■ JOB
All of the data should be repeated exactly; pictures are not part of the copy.
§
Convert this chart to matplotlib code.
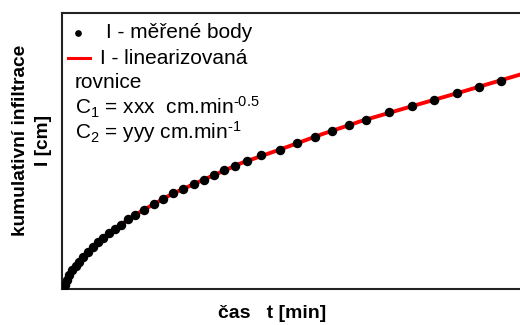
import matplotlib
matplotlib.use('Agg')
import matplotlib.pyplot as plt

plt.rcParams['font.family'] = ['Liberation Sans', 'DejaVu Sans']
plt.rcParams['mathtext.fontset'] = 'custom'
plt.rcParams['mathtext.rm'] = 'Liberation Sans'
plt.rcParams['mathtext.it'] = 'Liberation Sans:italic'
plt.rcParams['mathtext.bf'] = 'Liberation Sans:bold'

# measured points (t [min], I [cm])
t_meas = [0.6, 1.5, 2.4, 3.7, 5.2, 6.9, 8.5, 10.7, 13.2, 15.7, 18.2, 20.5, 23.5,
          26.3, 29.4, 32.9, 36.5, 40.8, 45.9, 50.7, 55.7, 60.7, 66.0, 71.0, 76.0,
          81.0, 86.7, 92.3, 99.5, 108.9, 117.4, 126.3, 134.9, 143.7, 152.2,
          163.4, 174.9, 185.8, 197.4, 208.4, 219.4]
i_meas = [0.1, 2.2, 4.7, 7.2, 9.4, 11.4, 13.6, 16.1, 18.4, 21.1, 23.7, 25.5, 28.2,
          30.0, 32.2, 35.0, 37.1, 39.5, 42.7, 45.2, 47.9, 50.2, 52.7, 54.7, 57.2,
          59.4, 61.7, 63.9, 66.9, 69.7, 73.1, 76.1, 79.1, 82.1, 84.7,
          88.6, 91.4, 94.7, 97.9, 100.9, 104.2]

# linearized equation curve
t_lin = [0, 1, 2, 4, 7, 10, 15, 20, 30, 40, 55, 70, 90, 110, 130, 150, 175, 200, 229]
i_lin = [0, 1.2, 3.5, 7.6, 11.5, 15.3, 20.4, 25.1, 32.6, 39.1, 47.5, 54.3, 63.1,
         70.1, 77.4, 84.1, 91.4, 98.6, 107.2]

legend_texts = ['I - měřené body', 'I - linearizovaná', 'rovnice']
c1_text = r'C$_{\mathrm{1}}$ = xxx  cm.min$^{\text{-0.5}}$'
c2_text = r'C$_{\mathrm{2}}$ = yyy cm.min$^{\text{-1}}$'

fig = plt.figure(figsize=(5.2, 3.25), dpi=100)
ax = fig.add_axes([62 / 520, 36 / 325, 1 - 62 / 520, 276 / 325])

ax.plot(t_lin, i_lin, color='red', lw=2.8, zorder=2)
ax.plot(t_meas, i_meas, 'o', color='black', ms=5.8, zorder=3)

ax.set_xlim(0, 229)
ax.set_ylim(0, 138)
ax.set_xticks([])
ax.set_yticks([])
ax.spines['right'].set_visible(False)
for s in ['left', 'bottom', 'top']:
    ax.spines[s].set_linewidth(1.5)
    ax.spines[s].set_color('#222222')

# hand-made legend (pixel positions converted to figure fraction)
def fx(px):
    return px / 520

def fy(py):
    return 1 - py / 325

fig.lines.append(plt.Line2D([fx(78)], [fy(33)], marker='o', ms=3.8, color='black',
                            transform=fig.transFigure))
fig.lines.append(plt.Line2D([fx(68), fx(90)], [fy(58), fy(58)], color='red', lw=2.2,
                            transform=fig.transFigure))
fs = 15
fig.text(fx(106), fy(33), legend_texts[0], fontsize=fs, va='center')
fig.text(fx(100), fy(58), legend_texts[1], fontsize=fs, va='center')
fig.text(fx(75), fy(82), legend_texts[2], fontsize=fs, va='center')
fig.text(fx(75), fy(107), c1_text, fontsize=fs, va='center')
fig.text(fx(75), fy(132), c2_text, fontsize=fs, va='center')

fig.text(fx(21), fy(140), 'kumulativní infiltrace', rotation=90, fontsize=13.8,
         fontweight='bold', ha='center', va='center')
fig.text(fx(43), fy(140), 'I [cm]', rotation=90, fontsize=13.8,
         fontweight='bold', ha='center', va='center')
fig.text(fx(272), fy(313), 'čas   t [min]', fontsize=14, fontweight='bold',
         ha='center', va='center')

fig.savefig('out.png', dpi=100)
§
■ THE REPLY
Convert this chart to matplotlib code.
import matplotlib
matplotlib.use('Agg')
import matplotlib.pyplot as plt

plt.rcParams['font.family'] = ['Liberation Sans', 'DejaVu Sans']
plt.rcParams['mathtext.fontset'] = 'custom'
plt.rcParams['mathtext.rm'] = 'Liberation Sans'
plt.rcParams['mathtext.it'] = 'Liberation Sans:italic'
plt.rcParams['mathtext.bf'] = 'Liberation Sans:bold'

# measured points (t [min], I [cm])
t_meas = [0.6, 1.5, 2.4, 3.7, 5.2, 6.9, 8.5, 10.7, 13.2, 15.7, 18.2, 20.5, 23.5,
          26.3, 29.4, 32.9, 36.5, 40.8, 45.9, 50.7, 55.7, 60.7, 66.0, 71.0, 76.0,
          81.0, 86.7, 92.3, 99.5, 108.9, 117.4, 126.3, 134.9, 143.7, 152.2,
          163.4, 174.9, 185.8, 197.4, 208.4, 219.4]
i_meas = [0.1, 2.2, 4.7, 7.2, 9.4, 11.4, 13.6, 16.1, 18.4, 21.1, 23.7, 25.5, 28.2,
          30.0, 32.2, 35.0, 37.1, 39.5, 42.7, 45.2, 47.9, 50.2, 52.7, 54.7, 57.2,
          59.4, 61.7, 63.9, 66.9, 69.7, 73.1, 76.1, 79.1, 82.1, 84.7,
          88.6, 91.4, 94.7, 97.9, 100.9, 104.2]

# linearized equation curve
t_lin = [0, 1, 2, 4, 7, 10, 15, 20, 30, 40, 55, 70, 90, 110, 130, 150, 175, 200, 229]
i_lin = [0, 1.2, 3.5, 7.6, 11.5, 15.3, 20.4, 25.1, 32.6, 39.1, 47.5, 54.3, 63.1,
         70.1, 77.4, 84.1, 91.4, 98.6, 107.2]

legend_texts = ['I - měřené body', 'I - linearizovaná', 'rovnice']
c1_text = r'C$_{\mathrm{1}}$ = xxx  cm.min$^{\text{-0.5}}$'
c2_text = r'C$_{\mathrm{2}}$ = yyy cm.min$^{\text{-1}}$'

fig = plt.figure(figsize=(5.2, 3.25), dpi=100)
ax = fig.add_axes([62 / 520, 36 / 325, 1 - 62 / 520, 276 / 325])

ax.plot(t_lin, i_lin, color='red', lw=2.8, zorder=2)
ax.plot(t_meas, i_meas, 'o', color='black', ms=5.8, zorder=3)

ax.set_xlim(0, 229)
ax.set_ylim(0, 138)
ax.set_xticks([])
ax.set_yticks([])
ax.spines['right'].set_visible(False)
for s in ['left', 'bottom', 'top']:
    ax.spines[s].set_linewidth(1.5)
    ax.spines[s].set_color('#222222')

# hand-made legend (pixel positions converted to figure fraction)
def fx(px):
    return px / 520

def fy(py):
    return 1 - py / 325

fig.lines.append(plt.Line2D([fx(78)], [fy(33)], marker='o', ms=3.8, color='black',
                            transform=fig.transFigure))
fig.lines.append(plt.Line2D([fx(68), fx(90)], [fy(58), fy(58)], color='red', lw=2.2,
                            transform=fig.transFigure))
fs = 15
fig.text(fx(106), fy(33), legend_texts[0], fontsize=fs, va='center')
fig.text(fx(100), fy(58), legend_texts[1], fontsize=fs, va='center')
fig.text(fx(75), fy(82), legend_texts[2], fontsize=fs, va='center')
fig.text(fx(75), fy(107), c1_text, fontsize=fs, va='center')
fig.text(fx(75), fy(132), c2_text, fontsize=fs, va='center')

fig.text(fx(21), fy(140), 'kumulativní infiltrace', rotation=90, fontsize=13.8,
         fontweight='bold', ha='center', va='center')
fig.text(fx(43), fy(140), 'I [cm]', rotation=90, fontsize=13.8,
         fontweight='bold', ha='center', va='center')
fig.text(fx(272), fy(313), 'čas   t [min]', fontsize=14, fontweight='bold',
         ha='center', va='center')

fig.savefig('out.png', dpi=100)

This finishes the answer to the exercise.